**PROMPT:** Omit the pictures and return every entry exactly as written.
-- start LISTING --
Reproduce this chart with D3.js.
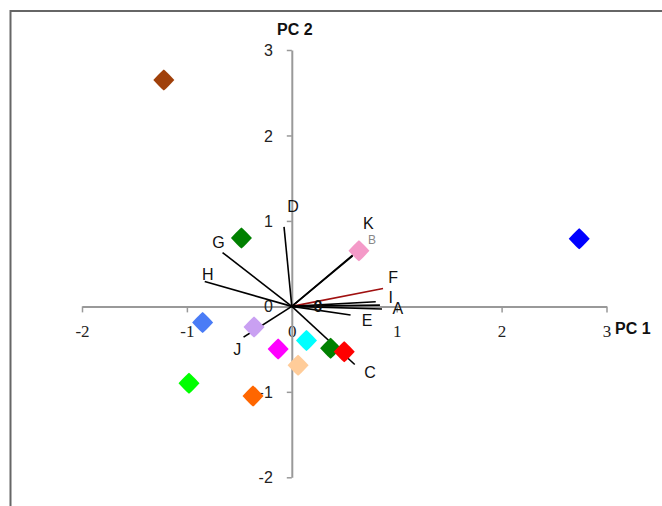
<!DOCTYPE html>
<html><head><meta charset="utf-8">
<script src="https://cdn.jsdelivr.net/npm/d3@7"></script>
<style>body{margin:0;background:#fff}svg{display:block}</style>
</head><body>
<svg id="chart" width="662" height="506"></svg>
<script>
// Scores (diamonds)
const pointX = [-1.22, 2.74, -0.48, 0.64, -0.85, -0.36, -0.13, 0.14, 0.37, 0.50, 0.06, -0.98, -0.37];
const pointY = [2.65, 0.79, 0.80, 0.65, -0.19, -0.24, -0.50, -0.40, -0.49, -0.53, -0.69, -0.90, -1.05];
const pointColors = ["#a0400a", "#0000ff", "#008000", "#f49ac8", "#4a7cf6", "#c9a0f2", "#ff00ff", "#00ffff", "#008000", "#ff0000", "#ffcc99", "#00ff00", "#ff6600"];

// Loadings (vectors from origin)
const varNames = ["D", "G", "H", "K", "B", "F", "I", "A", "A2", "E", "C", "J"];
const loadX = [-0.074, -0.66, -0.83, 0.60, 0.58, 0.87, 0.80, 0.84, 0.86, 0.56, 0.60, -0.46];
const loadY = [0.93, 0.63, 0.29, 0.62, 0.59, 0.21, 0.055, 0.015, -0.03, -0.10, -0.68, -0.36];
const loadColors = ["#000", "#000", "#000", "#000", "#000", "#a01010", "#000", "#000", "#000", "#000", "#000", "#000"];

// Variable labels
const labelText = ["D", "G", "H", "K", "B", "F", "I", "A", "E", "C", "J", "0"];
const labelX = [0.011, -0.70, -0.80, 0.730, 0.765, 0.965, 0.943, 1.012, 0.717, 0.745, -0.52, 0.25];
const labelY = [1.17, 0.75, 0.38, 0.97, 0.78, 0.34, 0.11, -0.02, -0.16, -0.77, -0.50, 0.00];

const xTicks = [-2, -1, 0, 1, 2, 3];
const yTicks = [-2, -1, 0, 1, 2, 3];

const svg = d3.select("#chart");
const x = d3.scaleLinear().domain([-2, 3]).range([82, 606.5]);
const y = d3.scaleLinear().domain([-2, 3]).range([477.3, 50]);

// frame
svg.append("rect").attr("x", 10.5).attr("y", 11).attr("width", 720).attr("height", 600)
  .attr("fill", "none").attr("stroke", "#666").attr("stroke-width", 2);

// axes
const xAxis = svg.append("g").attr("transform", `translate(0,${y(0)})`)
  .call(d3.axisBottom(x).tickValues(xTicks).tickSize(6).tickSizeOuter(0).tickPadding(13).tickFormat(d => String(d)));
const yAxis = svg.append("g").attr("transform", `translate(${x(0)},0)`)
  .call(d3.axisLeft(y).tickValues(yTicks).tickSize(5).tickSizeOuter(0).tickPadding(14).tickFormat(d => String(d)));
[xAxis, yAxis].forEach(a => {
  a.select(".domain").attr("stroke", "#999").attr("stroke-width", 2);
  a.selectAll(".tick line").attr("stroke", "#999").attr("stroke-width", 1.5);
});
xAxis.selectAll("text").attr("font-family", "Liberation Serif, serif").attr("font-size", 17).attr("fill", "#222");
yAxis.selectAll("text").attr("font-family", "Liberation Sans, Arial, sans-serif").attr("font-size", 16).attr("fill", "#222").attr("dy", "0.35em");

// loading vectors
svg.append("g").selectAll("line").data(loadX).join("line")
  .attr("x1", x(0)).attr("y1", y(0))
  .attr("x2", (d, i) => x(d)).attr("y2", (d, i) => y(loadY[i]))
  .attr("stroke", (d, i) => loadColors[i]).attr("stroke-width", 1.6);

// diamonds
svg.append("g").selectAll("path").data(pointX).join("path")
  .attr("d", "M0,-10.5 Q0.8,-10.5 10.5,0 Q0.8,10.5 0,10.5 Q-0.8,10.5 -10.5,0 Q-0.8,-10.5 0,-10.5Z")
  .attr("transform", (d, i) => `translate(${x(d)},${y(pointY[i])})`)
  .attr("fill", (d, i) => pointColors[i]);

// labels
svg.append("g").selectAll("text").data(labelText).join("text")
  .attr("x", (d, i) => x(labelX[i])).attr("y", (d, i) => y(labelY[i]))
  .attr("dy", "0.35em").attr("text-anchor", "middle")
  .attr("font-family", "Liberation Sans, Arial, sans-serif")
  .attr("font-size", (d, i) => d === "B" ? 12 : 16)
  .attr("font-weight", (d, i) => i === 11 ? "bold" : "normal")
  .attr("fill", (d, i) => d === "B" ? "#888" : "#111")
  .text(d => d);

// axis titles
svg.append("text").attr("x", 277).attr("y", 35).attr("font-family", "Liberation Sans, Arial, sans-serif")
  .attr("font-weight", "bold").attr("font-size", 16).attr("fill", "#111").text("PC 2");
svg.append("text").attr("x", 615).attr("y", 334).attr("font-family", "Liberation Sans, Arial, sans-serif")
  .attr("font-weight", "bold").attr("font-size", 16).attr("fill", "#111").text("PC 1");
</script>
</body></html>
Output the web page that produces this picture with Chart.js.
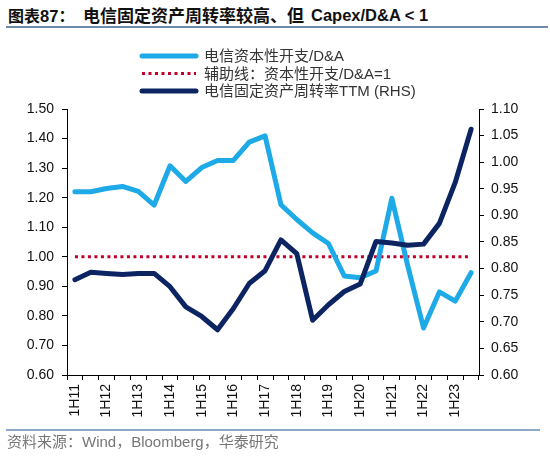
-- end LISTING --
**WRITTEN REPLY:**
Reproduce this chart with D3.js.
<!DOCTYPE html>
<html><head><meta charset="utf-8">
<script src="https://cdn.jsdelivr.net/npm/d3@7"></script>
<style>body{margin:0;background:#fff}svg{display:block}</style>
</head><body>
<svg id="chart" width="662" height="506"></svg>
<script>
// Scores (diamonds)
const pointX = [-1.22, 2.74, -0.48, 0.64, -0.85, -0.36, -0.13, 0.14, 0.37, 0.50, 0.06, -0.98, -0.37];
const pointY = [2.65, 0.79, 0.80, 0.65, -0.19, -0.24, -0.50, -0.40, -0.49, -0.53, -0.69, -0.90, -1.05];
const pointColors = ["#a0400a", "#0000ff", "#008000", "#f49ac8", "#4a7cf6", "#c9a0f2", "#ff00ff", "#00ffff", "#008000", "#ff0000", "#ffcc99", "#00ff00", "#ff6600"];

// Loadings (vectors from origin)
const varNames = ["D", "G", "H", "K", "B", "F", "I", "A", "A2", "E", "C", "J"];
const loadX = [-0.074, -0.66, -0.83, 0.60, 0.58, 0.87, 0.80, 0.84, 0.86, 0.56, 0.60, -0.46];
const loadY = [0.93, 0.63, 0.29, 0.62, 0.59, 0.21, 0.055, 0.015, -0.03, -0.10, -0.68, -0.36];
const loadColors = ["#000", "#000", "#000", "#000", "#000", "#a01010", "#000", "#000", "#000", "#000", "#000", "#000"];

// Variable labels
const labelText = ["D", "G", "H", "K", "B", "F", "I", "A", "E", "C", "J", "0"];
const labelX = [0.011, -0.70, -0.80, 0.730, 0.765, 0.965, 0.943, 1.012, 0.717, 0.745, -0.52, 0.25];
const labelY = [1.17, 0.75, 0.38, 0.97, 0.78, 0.34, 0.11, -0.02, -0.16, -0.77, -0.50, 0.00];

const xTicks = [-2, -1, 0, 1, 2, 3];
const yTicks = [-2, -1, 0, 1, 2, 3];

const svg = d3.select("#chart");
const x = d3.scaleLinear().domain([-2, 3]).range([82, 606.5]);
const y = d3.scaleLinear().domain([-2, 3]).range([477.3, 50]);

// frame
svg.append("rect").attr("x", 10.5).attr("y", 11).attr("width", 720).attr("height", 600)
  .attr("fill", "none").attr("stroke", "#666").attr("stroke-width", 2);

// axes
const xAxis = svg.append("g").attr("transform", `translate(0,${y(0)})`)
  .call(d3.axisBottom(x).tickValues(xTicks).tickSize(6).tickSizeOuter(0).tickPadding(13).tickFormat(d => String(d)));
const yAxis = svg.append("g").attr("transform", `translate(${x(0)},0)`)
  .call(d3.axisLeft(y).tickValues(yTicks).tickSize(5).tickSizeOuter(0).tickPadding(14).tickFormat(d => String(d)));
[xAxis, yAxis].forEach(a => {
  a.select(".domain").attr("stroke", "#999").attr("stroke-width", 2);
  a.selectAll(".tick line").attr("stroke", "#999").attr("stroke-width", 1.5);
});
xAxis.selectAll("text").attr("font-family", "Liberation Serif, serif").attr("font-size", 17).attr("fill", "#222");
yAxis.selectAll("text").attr("font-family", "Liberation Sans, Arial, sans-serif").attr("font-size", 16).attr("fill", "#222").attr("dy", "0.35em");

// loading vectors
svg.append("g").selectAll("line").data(loadX).join("line")
  .attr("x1", x(0)).attr("y1", y(0))
  .attr("x2", (d, i) => x(d)).attr("y2", (d, i) => y(loadY[i]))
  .attr("stroke", (d, i) => loadColors[i]).attr("stroke-width", 1.6);

// diamonds
svg.append("g").selectAll("path").data(pointX).join("path")
  .attr("d", "M0,-10.5 Q0.8,-10.5 10.5,0 Q0.8,10.5 0,10.5 Q-0.8,10.5 -10.5,0 Q-0.8,-10.5 0,-10.5Z")
  .attr("transform", (d, i) => `translate(${x(d)},${y(pointY[i])})`)
  .attr("fill", (d, i) => pointColors[i]);

// labels
svg.append("g").selectAll("text").data(labelText).join("text")
  .attr("x", (d, i) => x(labelX[i])).attr("y", (d, i) => y(labelY[i]))
  .attr("dy", "0.35em").attr("text-anchor", "middle")
  .attr("font-family", "Liberation Sans, Arial, sans-serif")
  .attr("font-size", (d, i) => d === "B" ? 12 : 16)
  .attr("font-weight", (d, i) => i === 11 ? "bold" : "normal")
  .attr("fill", (d, i) => d === "B" ? "#888" : "#111")
  .text(d => d);

// axis titles
svg.append("text").attr("x", 277).attr("y", 35).attr("font-family", "Liberation Sans, Arial, sans-serif")
  .attr("font-weight", "bold").attr("font-size", 16).attr("fill", "#111").text("PC 2");
svg.append("text").attr("x", 615).attr("y", 334).attr("font-family", "Liberation Sans, Arial, sans-serif")
  .attr("font-weight", "bold").attr("font-size", 16).attr("fill", "#111").text("PC 1");
</script>
</body></html>
Output the web page that produces this picture with Chart.js.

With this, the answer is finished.